2018年に滋賀県内で起きた長女による実母殺害・死体遺棄事件。今年1月、桐生のぞみ被告に懲役10年の控訴審判決が言い渡され刑が確定したが、裁判の過程では、のぞみ被告が母親から教育虐待を受けていた事実が明らかになり、人々の関心を呼んでいる。
3月15日付「47NEWS」配信記事『医学部受験で9年浪人 “教育虐待”の果てに… 母殺害の裁判で浮かび上がった親子の実態』によれば、のぞみ被告は母親から地元の国公立大医学部医学科に入学することを強く求められ、14年に国立大学医学部看護学科に合格するまで、9年間にわたる浪人生活を余儀なくされ、その間、母親から携帯電話を取り上げられるなどして過度の束縛を受けていたという。
そして17年には医科大学付属病院から看護師として就職内定を得たものの、母親はのぞみ被告に対し、就職を辞退して助産師学校に進学するよう要求。のぞみ被告は看護師になるという意思を伝えたが、母親はそれを認めず夜通しで叱責し、ついにのぞみ被告は犯行におよんだという(同「47NEWS」記事より)。

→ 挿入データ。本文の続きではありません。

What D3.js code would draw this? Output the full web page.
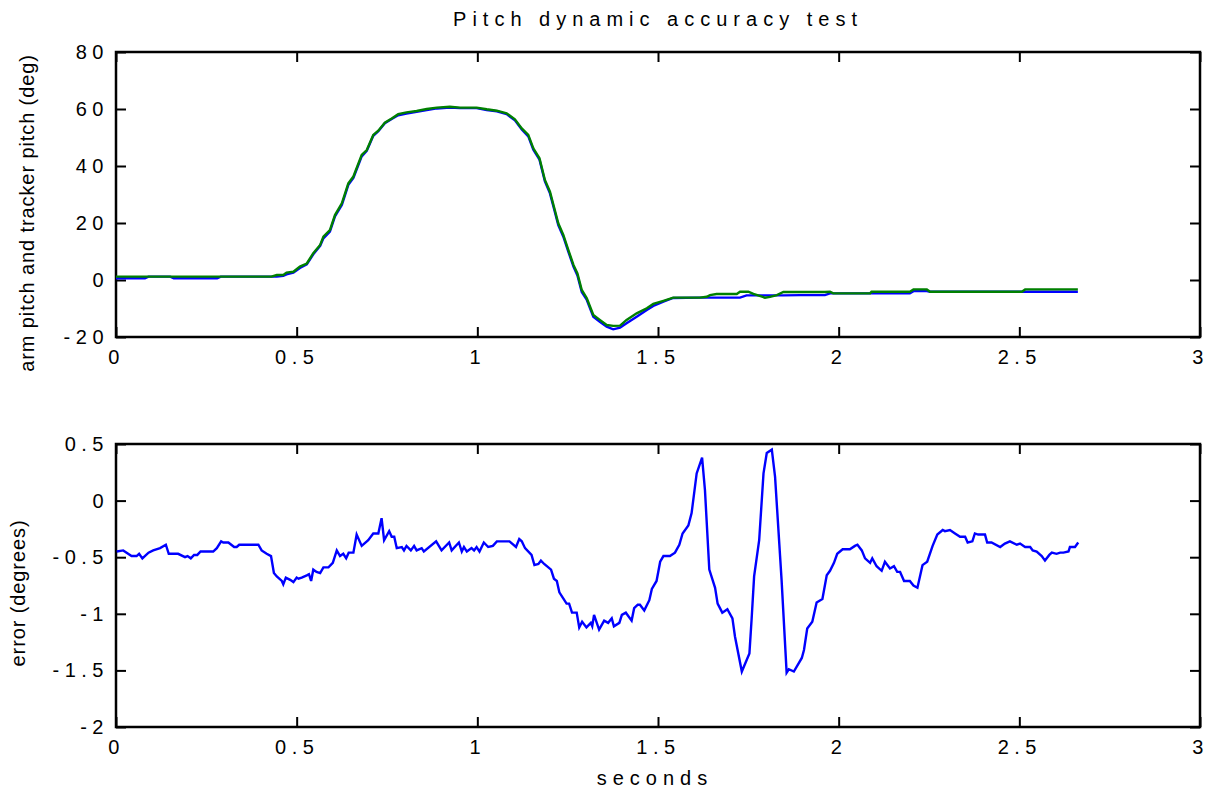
<!DOCTYPE html>
<html>
<head>
<meta charset="utf-8">
<script src="https://cdn.jsdelivr.net/npm/d3@7"></script>
<style>
  body { margin: 0; background: #fff; }
  svg text { font-family: "Liberation Sans", Arial, Helvetica, sans-serif; fill: #000; }
</style>
</head>
<body>
<svg></svg>
<script>
var width = 1211;
var height = 790;

// x ticks shared by both panels
var xTicks = [0, 0.5, 1, 1.5, 2, 2.5, 3];
var pitchTicks = [-20, 0, 20, 40, 60, 80];
var errorTicks = [-2, -1.5, -1, -0.5, 0, 0.5];

// top panel: arm pitch (blue) and tracker pitch (green), seconds / degrees
var pitchTime = [0, 0.08, 0.09, 0.15, 0.16, 0.28, 0.29, 0.43, 0.445, 0.463, 0.472, 0.491, 0.509, 0.528,
  0.546, 0.565, 0.574, 0.592, 0.606, 0.625, 0.643, 0.657, 0.680, 0.694, 0.712, 0.726, 0.744, 0.763,
  0.781, 0.804, 0.832, 0.860, 0.888, 0.924, 0.952, 0.998, 1.026, 1.054, 1.081, 1.104, 1.123, 1.141,
  1.155, 1.172, 1.187, 1.201, 1.212, 1.224, 1.238, 1.252, 1.266, 1.277, 1.289, 1.303, 1.321, 1.339,
  1.358, 1.376, 1.395, 1.413, 1.441, 1.469, 1.487, 1.515, 1.542, 1.616, 1.635, 1.644, 1.662, 1.718,
  1.727, 1.745, 1.750, 1.764, 1.796, 1.810, 1.829, 1.847, 1.893, 1.962, 1.976, 1.985, 2.087, 2.091,
  2.197, 2.207, 2.244, 2.253, 2.507, 2.516, 2.662];

var armPitch = [0.6, 0.6, 1.2, 1.2, 0.6, 0.6, 1.2, 1.2, 1.2, 1.5, 2.0, 2.6, 4.2, 5.5,
  9.0, 12.0, 14.6, 17.0, 22.3, 26.3, 33.4, 35.8, 43.4, 45.3, 50.6, 52.2, 55.0, 56.5,
  57.8, 58.4, 59.0, 59.6, 60.2, 60.5, 60.3, 60.3, 59.6, 59.2, 58.2, 56.0, 52.8, 50.4,
  45.7, 42.2, 34.6, 30.4, 25.1, 19.3, 15.2, 9.9, 4.7, 1.6, -4.2, -7.0, -12.9, -14.7,
  -16.4, -17.3, -16.7, -15.2, -12.9, -10.5, -9.1, -7.6, -6.3, -6.2, -6.2, -6.2, -6.2, -6.2,
  -6.2, -5.4, -5.4, -5.4, -5.4, -5.4, -5.4, -5.4, -5.3, -5.3, -4.7, -4.7, -4.7, -4.7,
  -4.7, -3.9, -3.9, -4.1, -4.1, -4.1, -4.1];

var trackerPitch = [1.2, 1.2, 1.2, 1.2, 1.2, 1.2, 1.2, 1.2, 1.75, 1.75, 2.6, 2.9, 4.7, 5.8,
  9.4, 12.3, 15.2, 17.5, 22.8, 26.9, 33.9, 36.3, 43.9, 45.6, 50.9, 52.4, 55.2, 56.7,
  58.2, 58.8, 59.3, 60.0, 60.5, 60.8, 60.5, 60.5, 59.9, 59.4, 58.5, 56.4, 53.2, 50.9,
  46.2, 42.7, 35.1, 31.0, 25.7, 19.9, 15.8, 10.5, 5.3, 2.3, -3.5, -6.4, -12.3, -14.0,
  -15.8, -16.1, -16.0, -14.0, -11.7, -9.9, -8.4, -7.3, -6.2, -6.2, -5.9, -5.3, -4.9, -4.9,
  -4.1, -4.1, -4.1, -4.9, -6.2, -5.9, -5.3, -4.2, -4.2, -4.2, -4.1, -4.7, -4.7, -4.1,
  -4.1, -3.3, -3.3, -4.1, -4.1, -3.3, -3.3];

// bottom panel: error in degrees
var errorTime = [0.002, 0.02, 0.043, 0.057, 0.064, 0.073, 0.09, 0.103, 0.122, 0.138, 0.146, 0.172,
  0.191, 0.198, 0.207, 0.216, 0.225, 0.234, 0.269, 0.279, 0.291, 0.297, 0.311, 0.327, 0.334, 0.341,
  0.394, 0.403, 0.417, 0.429, 0.437, 0.445, 0.459, 0.463, 0.470, 0.482, 0.491, 0.500, 0.505, 0.514,
  0.528, 0.534, 0.540, 0.546, 0.555, 0.565, 0.574, 0.588, 0.600, 0.611, 0.620, 0.629, 0.637, 0.644,
  0.657, 0.666, 0.680, 0.698, 0.712, 0.726, 0.735, 0.742, 0.756, 0.763, 0.770, 0.777, 0.791, 0.797,
  0.804, 0.816, 0.825, 0.832, 0.846, 0.852, 0.886, 0.901, 0.922, 0.929, 0.949, 0.957, 0.963, 0.971,
  0.984, 0.991, 0.998, 1.006, 1.018, 1.030, 1.043, 1.054, 1.089, 1.107, 1.116, 1.123, 1.132, 1.150,
  1.158, 1.169, 1.176, 1.185, 1.204, 1.212, 1.220, 1.227, 1.247, 1.254, 1.262, 1.275, 1.282, 1.290,
  1.302, 1.314, 1.318, 1.323, 1.337, 1.351, 1.362, 1.372, 1.378, 1.393, 1.400, 1.411, 1.427, 1.434,
  1.444, 1.450, 1.462, 1.476, 1.483, 1.496, 1.506, 1.515, 1.533, 1.547, 1.559, 1.568, 1.584, 1.593,
  1.607, 1.622, 1.630, 1.642, 1.658, 1.665, 1.678, 1.692, 1.706, 1.713, 1.732, 1.753, 1.759, 1.766,
  1.780, 1.792, 1.801, 1.815, 1.824, 1.842, 1.856, 1.862, 1.876, 1.898, 1.904, 1.913, 1.927, 1.939,
  1.955, 1.967, 1.976, 1.987, 1.996, 2.011, 2.031, 2.045, 2.052, 2.064, 2.073, 2.087, 2.093, 2.105,
  2.119, 2.128, 2.142, 2.153, 2.162, 2.170, 2.181, 2.197, 2.207, 2.218, 2.232, 2.245, 2.260, 2.273,
  2.288, 2.294, 2.308, 2.322, 2.336, 2.350, 2.357, 2.370, 2.377, 2.386, 2.405, 2.411, 2.423, 2.447,
  2.460, 2.474, 2.493, 2.502, 2.516, 2.530, 2.537, 2.548, 2.562, 2.571, 2.583, 2.590, 2.603, 2.613,
  2.622, 2.636, 2.640, 2.654, 2.663];

var errorValue = [-0.45, -0.44, -0.49, -0.49, -0.47, -0.51, -0.46, -0.44, -0.42, -0.39, -0.47, -0.47,
  -0.50, -0.49, -0.51, -0.48, -0.48, -0.45, -0.45, -0.42, -0.36, -0.37, -0.37, -0.41, -0.41, -0.39,
  -0.39, -0.44, -0.47, -0.49, -0.64, -0.67, -0.71, -0.74, -0.68, -0.70, -0.72, -0.68, -0.69, -0.68,
  -0.66, -0.65, -0.71, -0.61, -0.63, -0.64, -0.59, -0.59, -0.55, -0.44, -0.49, -0.47, -0.51, -0.46,
  -0.46, -0.30, -0.40, -0.35, -0.29, -0.29, -0.155, -0.35, -0.27, -0.32, -0.32, -0.42, -0.41, -0.44,
  -0.40, -0.44, -0.40, -0.44, -0.42, -0.45, -0.36, -0.44, -0.37, -0.44, -0.37, -0.45, -0.41, -0.45,
  -0.42, -0.44, -0.41, -0.45, -0.37, -0.41, -0.40, -0.36, -0.36, -0.41, -0.34, -0.36, -0.42, -0.48,
  -0.57, -0.56, -0.53, -0.56, -0.61, -0.69, -0.71, -0.81, -0.91, -0.91, -0.99, -0.99, -1.12, -1.07,
  -1.12, -1.08, -1.11, -1.01, -1.14, -1.06, -1.08, -1.04, -1.11, -1.08, -1.01, -0.99, -1.06, -0.95,
  -0.92, -0.92, -0.97, -0.88, -0.78, -0.71, -0.54, -0.49, -0.49, -0.46, -0.39, -0.29, -0.22, -0.11,
  0.24, 0.38, 0.09, -0.61, -0.77, -0.91, -0.99, -0.96, -1.04, -1.20, -1.51, -1.35, -1.05, -0.67,
  -0.35, 0.24, 0.42, 0.45, 0.21, -0.70, -1.52, -1.49, -1.51, -1.39, -1.32, -1.13, -1.07, -0.90,
  -0.87, -0.66, -0.62, -0.55, -0.47, -0.43, -0.43, -0.40, -0.39, -0.44, -0.51, -0.55, -0.51, -0.58,
  -0.62, -0.54, -0.60, -0.58, -0.63, -0.63, -0.71, -0.71, -0.75, -0.77, -0.57, -0.54, -0.40, -0.30,
  -0.26, -0.27, -0.26, -0.29, -0.32, -0.32, -0.37, -0.36, -0.29, -0.30, -0.30, -0.37, -0.37, -0.41,
  -0.38, -0.36, -0.39, -0.38, -0.41, -0.41, -0.44, -0.45, -0.49, -0.53, -0.48, -0.46, -0.47, -0.46,
  -0.46, -0.45, -0.41, -0.41, -0.37];

var svg = d3.select('svg')
  .attr('width', width)
  .attr('height', height);

var left = 116, right = 1200;

var x = d3.scaleLinear().domain([0, 3]).range([left, right]);
var yTop = d3.scaleLinear().domain([-20, 80]).range([337, 52]);
var yBot = d3.scaleLinear().domain([-2, 0.5]).range([727, 444]);

var tickSpacing = 5.5;

function drawPanel(y, yTicks) {
  var top = y.range()[1], bottom = y.range()[0];
  var g = svg.append('g');

  // ticks point inward on all four sides
  var xb = g.append('g')
    .attr('transform', 'translate(0,' + bottom + ')')
    .call(d3.axisBottom(x).tickValues(xTicks).tickSizeInner(-10).tickSizeOuter(0)
      .tickPadding(13).tickFormat(d => String(d)));
  var xt = g.append('g')
    .attr('transform', 'translate(0,' + top + ')')
    .call(d3.axisTop(x).tickValues(xTicks).tickSizeInner(-10).tickSizeOuter(0).tickFormat(''));
  var yl = g.append('g')
    .attr('transform', 'translate(' + left + ',0)')
    .call(d3.axisLeft(y).tickValues(yTicks).tickSizeInner(-10).tickSizeOuter(0)
      .tickPadding(7).tickFormat(d => String(d)));
  var yr = g.append('g')
    .attr('transform', 'translate(' + right + ',0)')
    .call(d3.axisRight(y).tickValues(yTicks).tickSizeInner(-10).tickSizeOuter(0).tickFormat(''));

  [xb, xt, yl, yr].forEach(function(a) {
    a.select('.domain').remove();
    a.selectAll('.tick line').attr('stroke', '#000').attr('stroke-width', 2);
    a.selectAll('.tick text')
      .attr('font-size', 20)
      .attr('font-family', null)
      .style('letter-spacing', tickSpacing + 'px');
  });

  g.append('rect')
    .attr('x', left)
    .attr('y', top)
    .attr('width', right - left)
    .attr('height', bottom - top)
    .attr('fill', 'none')
    .attr('stroke', '#000')
    .attr('stroke-width', 2.5);

  return g;
}

var topPanel = drawPanel(yTop, pitchTicks);
var botPanel = drawPanel(yBot, errorTicks);

var pitchLine = d3.line().x(d => x(d[0])).y(d => yTop(d[1]));
var errorLine = d3.line().x(d => x(d[0])).y(d => yBot(d[1]));

topPanel.append('path')
  .datum(d3.zip(pitchTime, armPitch))
  .attr('d', pitchLine)
  .attr('fill', 'none')
  .attr('stroke', '#0000ff')
  .attr('stroke-width', 2.4);

topPanel.append('path')
  .datum(d3.zip(pitchTime, trackerPitch))
  .attr('d', pitchLine)
  .attr('fill', 'none')
  .attr('stroke', '#008000')
  .attr('stroke-width', 2.4);

botPanel.append('path')
  .datum(d3.zip(errorTime, errorValue))
  .attr('d', errorLine)
  .attr('fill', 'none')
  .attr('stroke', '#0000ff')
  .attr('stroke-width', 2.4);

// titles and axis labels
svg.append('text')
  .attr('x', 658)
  .attr('y', 26)
  .attr('text-anchor', 'middle')
  .attr('font-size', 20)
  .style('letter-spacing', '6px')
  .text('Pitch dynamic accuracy test');

svg.append('text')
  .attr('x', 655)
  .attr('y', 785)
  .attr('text-anchor', 'middle')
  .attr('font-size', 20)
  .style('letter-spacing', '6px')
  .text('seconds');

svg.append('text')
  .attr('transform', 'translate(34,213) rotate(-90)')
  .attr('text-anchor', 'middle')
  .attr('font-size', 20)
  .style('letter-spacing', '0.9px')
  .text('arm pitch and tracker pitch (deg)');

svg.append('text')
  .attr('transform', 'translate(25,593) rotate(-90)')
  .attr('text-anchor', 'middle')
  .attr('font-size', 20)
  .style('letter-spacing', '0.9px')
  .text('error (degrees)');
</script>
</body>
</html>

医学部6年生が卒業前に受験する医師国家試験の合格率(2020年・新卒者)は94.4%であり、医学部入学者の多くは将来医師になるため、医学部は難関であることが知られている。また、私立大学の医学部場合、6年間でかかる総費用は入学金・授業料などで総額平均3000万円超えとされ、2008年に大幅な授業料値下げを行った順天堂大学も2080万円(河合塾のHPより)となっている。一方、国公立大学は6年間で総額350万円前後と私立に比べて大幅に下がるが、学費の低さから実質的な競争率も高くなる傾向があり、加えて、一般的に入試科目が5科目と私立(3科目)より多く、難易度は高いとされる。
そんな国公立大学医学部への入学を母親から求められたのぞみ被告は、9年にわたる浪人生活を強いられたわけだが、大手予備校関係者はいう。
「以前よりは少なくなりましたが、どこの大手予備校にも、医学部合格を目指して何年も在籍している浪人生や、毎年のように予備校を変えて通っている浪人生の姿が見られますが、なかには医学部合格へのモチベーションが低下したものの諦めきれずに惰性で浪人を続けているように見受けられるケースも散見されます。
とにかく医学部は難関で、医師という職業への就職に直結する色合いも強いこともあり、他の学部に比べて特殊だと考えるべきです。そのため、何年も浪人を重ねて勉強したからといって合格が近づく保証はないというのが現実です。また、数年前に医学部入試で一部の大学が女子学生や多浪生を“受かりにくくする”よう採点を操作していたことが表面化しましたが、現在も同じようなことが“まったく行われていない”という保証はどこにもなく、一部の医学部で不公平な選抜が行われている可能性もある。